The Local Government Code of 1991 provides that local government units (LGUs) shall appropriate in its annual budget no less than 20 centavos out of every internal revenue allotment peso, for “development projects.” The roots of this provision go back to Sweden in 1972. Delegates at the UN Environment Conference crafted an innovative “20-20 Pact.” This committed governments to earmark 20 percent of resources for the basic needs of the poorest: nutrition, health care, medicine, potable water and sanitation, education, etc.
Section 287 is the Philippine response to the “20:20 Initiative’s” humane vision. But those who manipulate this vital safety net into a mini-pork barrel mar that insight. Few LGUs draw up adequate Annual Investment Plans. Most politicians prefer doles.

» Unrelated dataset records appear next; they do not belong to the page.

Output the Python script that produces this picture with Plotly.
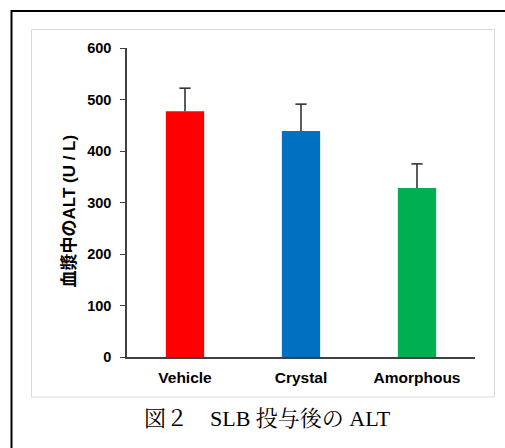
import plotly.graph_objects as go

categories = ["Vehicle", "Crystal", "Amorphous"]
alt_values = [477, 439, 328]
alt_errors = [45, 52, 47]
bar_colors = ["#FF0000", "#0070C0", "#00B050"]
y_ticks = [0, 100, 200, 300, 400, 500, 600]
y_title = "血漿中のALT (U / L)"
caption = "図２　SLB 投与後の ALT"

W, H = 505, 448
L, R, T, B = 127, 30, 48, 91
pw, ph = W - L - R, H - T - B

def px(x):
    return (x - L) / pw

def py(y):
    return (H - B - y) / ph

err_tops = [v + e for v, e in zip(alt_values, alt_errors)]

# whisker stems (bar top -> top of error), built from the data arrays
stem_x, stem_y = [], []
for c, v, t in zip(categories, alt_values, err_tops):
    stem_x += [c, c, None]
    stem_y += [v, t, None]

fig = go.Figure()
fig.add_trace(
    go.Bar(
        x=categories,
        y=alt_values,
        marker=dict(color=bar_colors, line=dict(width=0)),
        width=0.33,
        hoverinfo="skip",
    )
)
fig.add_trace(
    go.Scatter(
        x=stem_x, y=stem_y, mode="lines",
        line=dict(color="#262626", width=1.5),
        hoverinfo="skip",
    )
)
fig.add_trace(
    go.Scatter(
        x=categories, y=err_tops, mode="markers",
        marker=dict(symbol="line-ew", size=8, line=dict(color="#262626", width=1.5)),
        hoverinfo="skip",
    )
)

fig.update_layout(
    width=W,
    height=H,
    margin=dict(l=L, r=R, t=T, b=B, pad=0),
    paper_bgcolor="white",
    plot_bgcolor="white",
    showlegend=False,
    font=dict(family="Liberation Sans, Arial, Noto Sans CJK JP", color="#000000"),
    xaxis=dict(
        range=[-0.5, 2.5],
        showline=True,
        linecolor="#404040",
        linewidth=1.5,
        ticks="",
        showgrid=False,
        zeroline=False,
        tickfont=dict(size=15.5, family="Liberation Sans, Arial", weight="bold"),
        ticklabelstandoff=6,
        fixedrange=True,
    ),
    yaxis=dict(
        range=[0, 600],
        tickvals=y_ticks,
        showline=True,
        linecolor="#404040",
        linewidth=1.5,
        ticks="outside",
        ticklen=5,
        tickwidth=1.2,
        tickcolor="#404040",
        showgrid=False,
        zeroline=False,
        tickfont=dict(size=14.5, family="Liberation Sans, Arial", weight="bold"),
        ticklabelstandoff=6,
        fixedrange=True,
    ),
    shapes=[
        dict(
            type="rect", xref="paper", yref="paper",
            x0=px(31.5), x1=px(494.5), y0=py(397), y1=py(29.5),
            line=dict(color="#D9D9D9", width=1), fillcolor="rgba(0,0,0,0)", layer="below",
        ),
        dict(
            type="rect", xref="paper", yref="paper",
            x0=px(11.5), x1=px(520), y0=py(470), y1=py(11),
            line=dict(color="#000000", width=2), fillcolor="rgba(0,0,0,0)", layer="below",
        ),
    ],
    annotations=[
        dict(
            text=y_title,
            xref="paper", yref="paper",
            x=px(69), y=py(211.5),
            xanchor="center", yanchor="middle",
            textangle=-90,
            showarrow=False,
            font=dict(size=17, family="Liberation Sans, Arial, Noto Sans CJK JP", weight="bold", color="#000000"),
        ),
        dict(
            text=caption,
            xref="paper", yref="paper",
            x=px(267), y=py(418),
            xanchor="center", yanchor="middle",
            showarrow=False,
            font=dict(size=22, family="Liberation Serif, Noto Serif CJK JP, Noto Sans CJK JP, serif", color="#000000"),
        ),
    ],
)

fig.write_html(
    "out.html",
    config={"displayModeBar": False},
    post_script="document.body.style.margin='0';document.body.style.overflow='hidden';",
)
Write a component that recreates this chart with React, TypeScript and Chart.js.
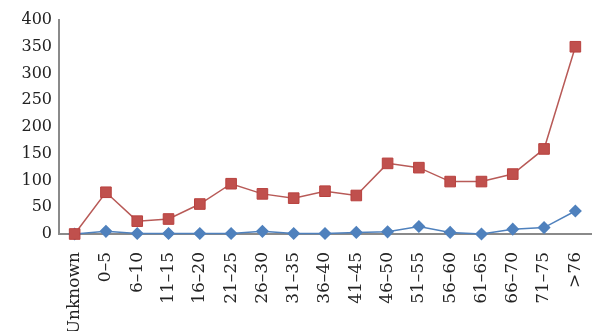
import React, { useEffect, useRef } from "react";
import { Chart, registerables } from "chart.js";

Chart.register(...registerables);

const categories = [
  "Unknown", "0–5", "6–10", "11–15", "16–20", "21–25", "26–30", "31–35",
  "36–40", "41–45", "46–50", "51–55", "56–60", "61–65", "66–70", "71–75", ">76",
];
const redSeries = [0, 78, 24, 28, 56, 94, 75, 67, 80, 72, 132, 124, 98, 98, 112, 159, 350];
const blueSeries = [0, 5, 1, 1, 1, 1, 5, 1, 1, 3, 4, 14, 3, 0, 9, 12, 43];
const yTicks = [0, 50, 100, 150, 200, 250, 300, 350, 400];

const zeroPad = (s: any) => {
  s.paddingLeft = 0;
  s.paddingRight = 0;
  s.paddingTop = 0;
  s.paddingBottom = 0;
};

export default function App() {
  const ref = useRef<HTMLCanvasElement | null>(null);
  useEffect(() => {
    if (!ref.current) return;
    const chart = new Chart(ref.current, {
      type: "line",
      data: {
        labels: categories,
        datasets: [
          {
            data: redSeries,
            borderColor: "#b85a57",
            backgroundColor: "#c0504d",
            pointBackgroundColor: "#c0504d",
            pointBorderColor: "#b8413e",
            pointBorderWidth: 1,
            pointStyle: "rect",
            pointRadius: 7.5,
            borderWidth: 1.5,
            tension: 0,
            clip: false as any,
          },
          {
            data: blueSeries,
            borderColor: "#4f81bd",
            backgroundColor: "#4f81bd",
            pointBackgroundColor: "#4f81bd",
            pointBorderColor: "#4f81bd",
            pointStyle: "rectRot",
            pointRadius: 5.5,
            borderWidth: 1.5,
            tension: 0,
            clip: false as any,
          },
        ],
      },
      options: {
        responsive: false,
        animation: false,
        layout: { autoPadding: false, padding: { top: 20, right: 4, left: 0, bottom: 0 } },
        plugins: { legend: { display: false }, tooltip: { enabled: false } },
        scales: {
          x: {
            offset: true,
            grid: { display: false, drawTicks: false },
            border: { display: true, color: "#8a8a8a", width: 2 },
            ticks: {
              autoSkip: false,
              maxRotation: 90,
              minRotation: 90,
              padding: 18,
              color: "#222",
              font: { family: "DejaVu Serif", size: 17 },
            },
            afterFit: (s: any) => {
              s.height = 97;
              zeroPad(s);
            },
          },
          y: {
            min: 0,
            max: 400,
            afterBuildTicks: (s: any) => {
              s.ticks = yTicks.map((v) => ({ value: v }));
            },
            grid: { display: false, drawTicks: false },
            border: { display: true, color: "#8a8a8a", width: 2 },
            ticks: {
              padding: 7,
              color: "#222",
              font: { family: "DejaVu Serif", size: 16 },
            },
            afterFit: (s: any) => {
              s.width = 59;
              zeroPad(s);
            },
          },
        },
      },
    });
    return () => chart.destroy();
  }, []);
  return (
    <div style={{ position: "absolute", left: 0, top: 0, width: 595, height: 331, background: "#fff" }}>
      <canvas ref={ref} width={595} height={331} />
    </div>
  );
}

Yet, $50 livelihood loans for poor women, to take one example, won the 2006 Nobel Peace Prize for Muhammad Yunus and Grameen Bank. “Micro-credit is a means… whereby large population groups find ways to break out of poverty,” the Nobel citation said.
And that’s exactly how the Center for Agriculture & Rural Development Mutually Reinforcing Institutions (CARD MRI) won the 2008 Ramon Magsaysay Award for Public Service.
Starting with P20 in 1986, Jaime Aristotle Alip, Dolores Torres and Lorenza Bañez assisted landless women working in Laguna’s coconut plantations. Using Grameen methods, Laguna borrowers guaranteed each other’s loans. They pledged to make loan payments and savings deposits every week.
The strategy worked. The women’s loan repayment rate is above 99 percent. The project’s return on equity is 12.5 percent on assets of $18 million, a long way from the original P20 capital.
Today, the project has 629 branches throughout the Philippines. More than half a million poor women are members. And two and a half million people are insured. Many are now self-employed, raising chickens, goats or pigs; operating tricycles and street-side restaurants; or working as tailors, market vendors and mini-storekeepers.
The center’s lending program provides livelihood-skills training. The project stresses individual responsibility. And its micro-insurance program serves as a safety net against emergency expenses, so often a catastrophe for the poor.
Despite striking progress, only a few have advanced to become “mature clients,” the citation notes. These are members who built income-generating businesses with over $2,200 in working capital. Each of these can employ from 5 to 15 workers.
“Most remain poor,” the Magsaysay Award citation says. “Even so, their lives are better because of CARD MRI. Even small additions to a family’s income can have profound consequences—for better housing, for better nutrition, and, most of all, for better education. Over time, these small benefits accumulate, securing and improving the lives of members and offering better hopes to the next generation.”
This Magsaysay awardee gives a glimpse of what the 20 Per Cent Development Fund could have accomplished for 41,995 barangay, if local government leaders didn’t have sticky fingers. But will the piranhas in a feeding frenzy pay heed?